= Panic of 1847 =

Minor British banking crisis

The Panic of 1847 was a major British commercial and banking crisis, possibly triggered by the announcement in early March 1847 of government borrowing to pay for relief to combat the Great Famine in Ireland. It is also associated with the end of the 1840s railway industry boom and the failure of many non-bank lenders. The crisis was composed of two phases, one in April 1847 and one in October 1847, which was more serious and known as 'The Week of Terror'.

==Background==
As an attempt at stabilizing the British economy, the government, led by Prime Minister Robert Peel, passed the Bank Charter Act 1844. This act fixed a maximum quantity of Bank of England banknotes that could be in circulation at any one time, and guaranteed that definite reserve funds of gold and silver would be held in reserve to back up the money in circulation. Furthermore, the act required that the supply of money in circulation could be increased only when gold or silver reserves were proportionately increased after the fiduciary allowance. The Bank of England and the British currency were therefore at risk from drains of gold leaving the country or being withdrawn internally, which reduced the backing for its banknotes. In 1847, heavy drains occurred, and the act was 'suspended' when the Bank of England was presented with a letter from the government indemnifying the Bank for a breach of the act. The crisis in the money market ended almost immediately, without any breach of the Act.

The panic of 1847 cleared away a vast number of business houses and commercial firms, documented at the time by David Morier Evans, a correspondent for The Times.

== Progress of the crises ==

From around £15m at the beginning of 1847, the bullion reserve of the Bank of England drained away, falling particularly sharply after the announcement of the Irish loan on 1 March 1847 to a trough of around £9m on 17 April 1847. The Bank's reserve of notes it could legally circulate also reached low levels. On 17 April 1847 it was announced that the cost of famine relief would be transferred to local taxes in Ireland and the bullion reserve and note reserve began to rise. However, capital outflows for investment in America and to pay for food imports to the United Kingdom overwhelmed the recovery, and both measures reached new low levels by October 1847. Recovery only commenced when the government 'suspended' the Bank Charter Act 1844 by the letter from the Prime Minister and Chancellor of the Exchequer to the Governor of the Bank dated 25 October 1847.

== Explanations ==

Supporters of the gold standard and Monetarist theory have sought to minimize the impact of the 1847 crisis and relate it to the money supply.
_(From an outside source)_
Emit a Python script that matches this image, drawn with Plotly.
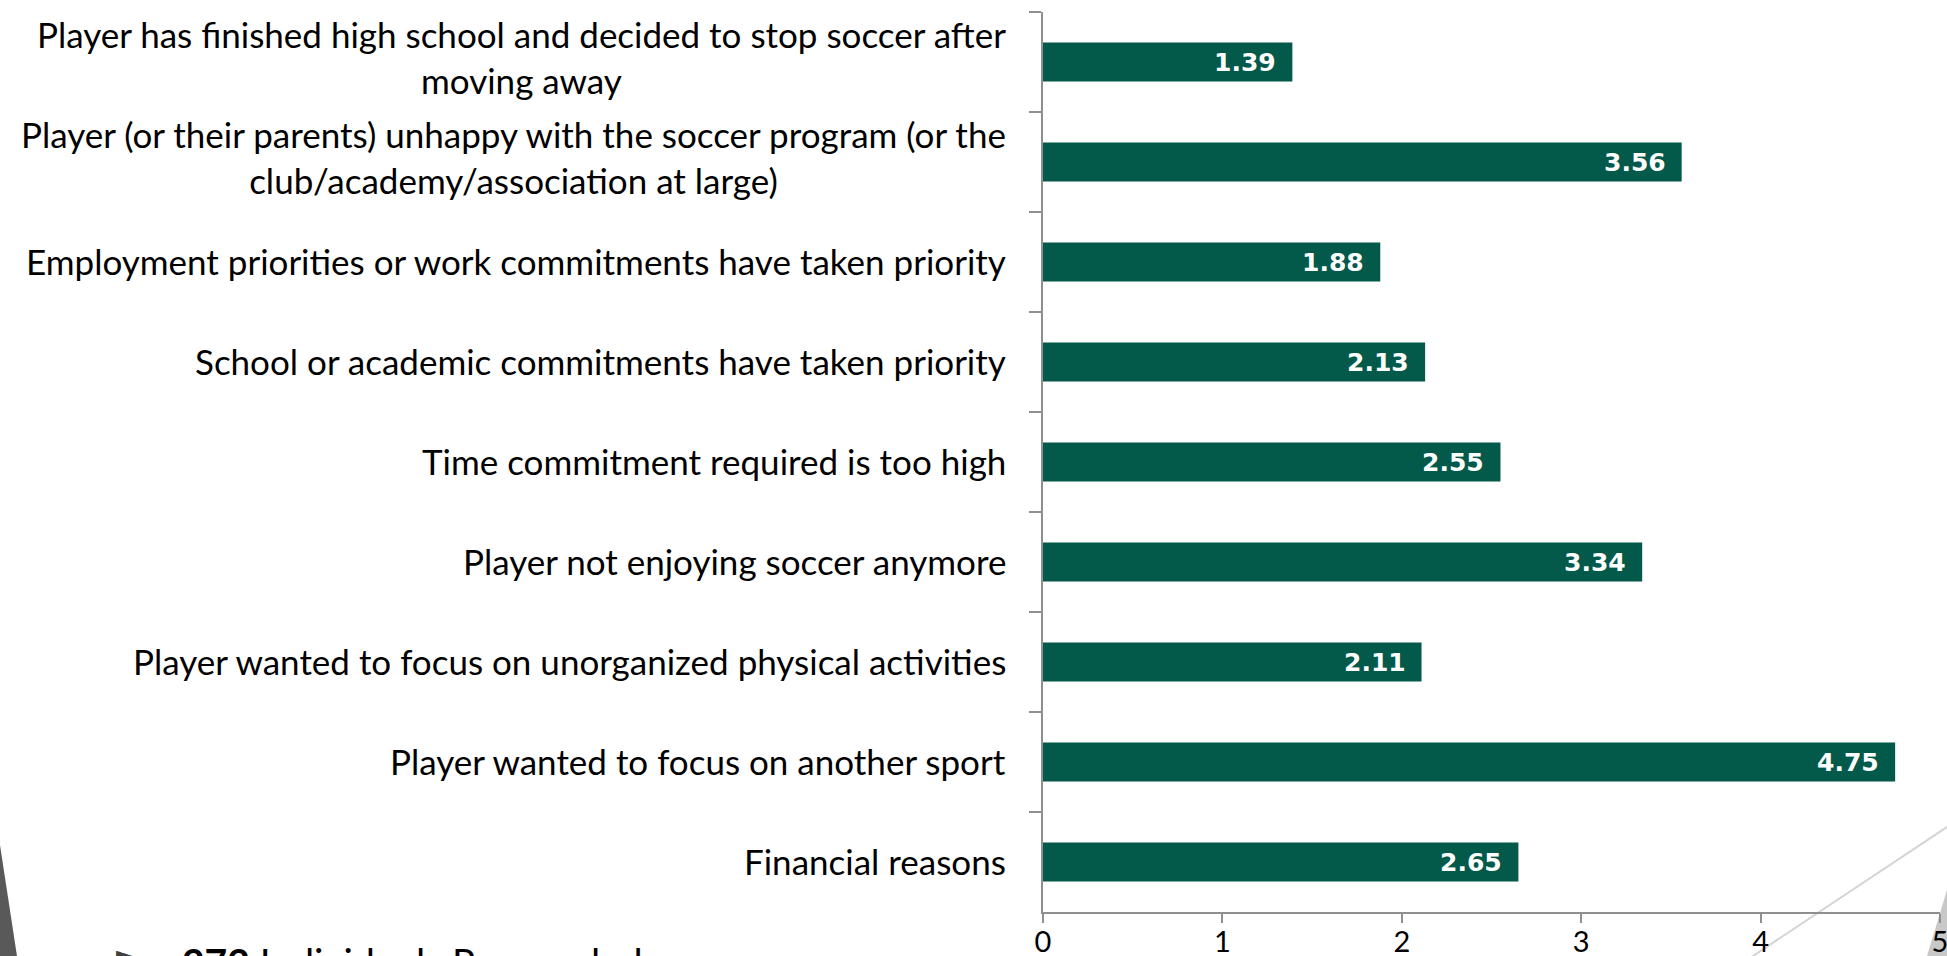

In particular, Neville Ward-Perkins described the crisis as artificial and overemphasized by those who had a direct interest. The following explanation by Spanish economist Jesus Huerta de Soto of the Austrian School is based in the Austrian Theory of the Business Cycle:As of 1840 credit expansion resumed in the United Kingdom and spread throughout France and the United States. Thousands of miles of railroad track were built and the stock market entered upon a period of relentless growth which mostly favored railroad stock. Thus began a speculative movement which lasted until 1846, when economic crisis hit in Great Britain. It is interesting to note that on July 19, 1844, under the auspices of Peel, England had adopted the Bank Charter Act, which represented the triumph of Ricardo’s Currency School and prohibited the issuance of bills not completely backed by gold. Nevertheless this provision was not established in relation to deposits and loans, the volume of which increased five fold in only two years, which explains the spread of speculation and the severity of the crisis which erupted in 1846. Other explanations focus on the Banking School theory of financial crises, and relate the crisis to the Bank of England's management of interest rates, particularly in the situation of the apprehension in the money markets to the raising of the Irish loan.

== Outcomes ==
David Morier Evans listed over 450 firms that failed between August 1847 and December 1848.

Frustrated that plans for a loan to relieve the Irish famine had failed Henry Grey, 3rd Earl Grey developed his plans for an alternative currency system to the Bank of England central bank model. It became known as a currency board and Grey set up the first one in cooperation with James Wilson and the Mauritian colonial government in Mauritius.